Focus on high-ROI tasks.
  • While it's good to keep developing technical expertise, returns are diminishing. However, you can always become orders of magnitude more productive by working on high-ROI tasks as opposed to low-ROI tasks.
  • Even when you're working on a high-ROI task, you should periodically re-evaluate to make sure it's still high-ROI. Sometimes the act of working on a task reveals new information that indicates a more efficient way to accomplish the same goal.
  • Maintain a priority queue, not a to-do list. You'll never complete everything in your priority queue since the rate at which items are added will outnumber the rate at which items are completed. Therefore, it's essential to work on highest-priority items first.
  • If you don't have any high-ROI tasks, then you need to spend some time thinking creatively about the future. It's essential to strike a balance between shutting out distractions versus allowing yourself to think creatively about the future, so that you can think of new high-ROI tasks as often as you complete existing high-ROI tasks. Work hard AND smart.

If the goal is to "wow" users, then the model must clearly demonstrate its sophistication.
  • Valuable models often work so elegantly and efficiently that they make extraordinarily difficult tasks seem easy. If the model does not demonstrate its sophistication, then users may not experience a "wow" moment, and they may even think that the model is wrong (since the complexity of the task is far beyond their perceived complexity of the model).

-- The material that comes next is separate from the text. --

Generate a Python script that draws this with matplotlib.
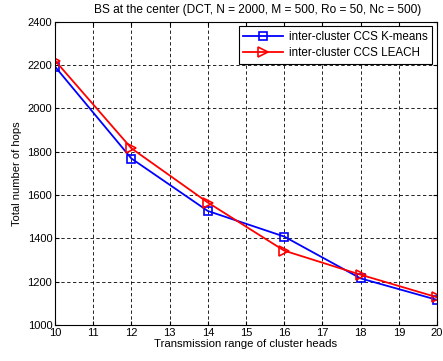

  • To appreciate the sophistication of a model, users need to understand and be able to personally verify the what the model is doing at a high level. Consequently, it's necessary for the model to be very interpretable at a high level.
  • Low-level implementation details should remain hidden since they do not matter to the user (and are often the "secret sauce" behind the model).
  • Visualizations and animations are ideal because they give the user a clear picture of what is going on at a high level and can demonstrate complexity in an aesthetically pleasing way without overwhelming the user.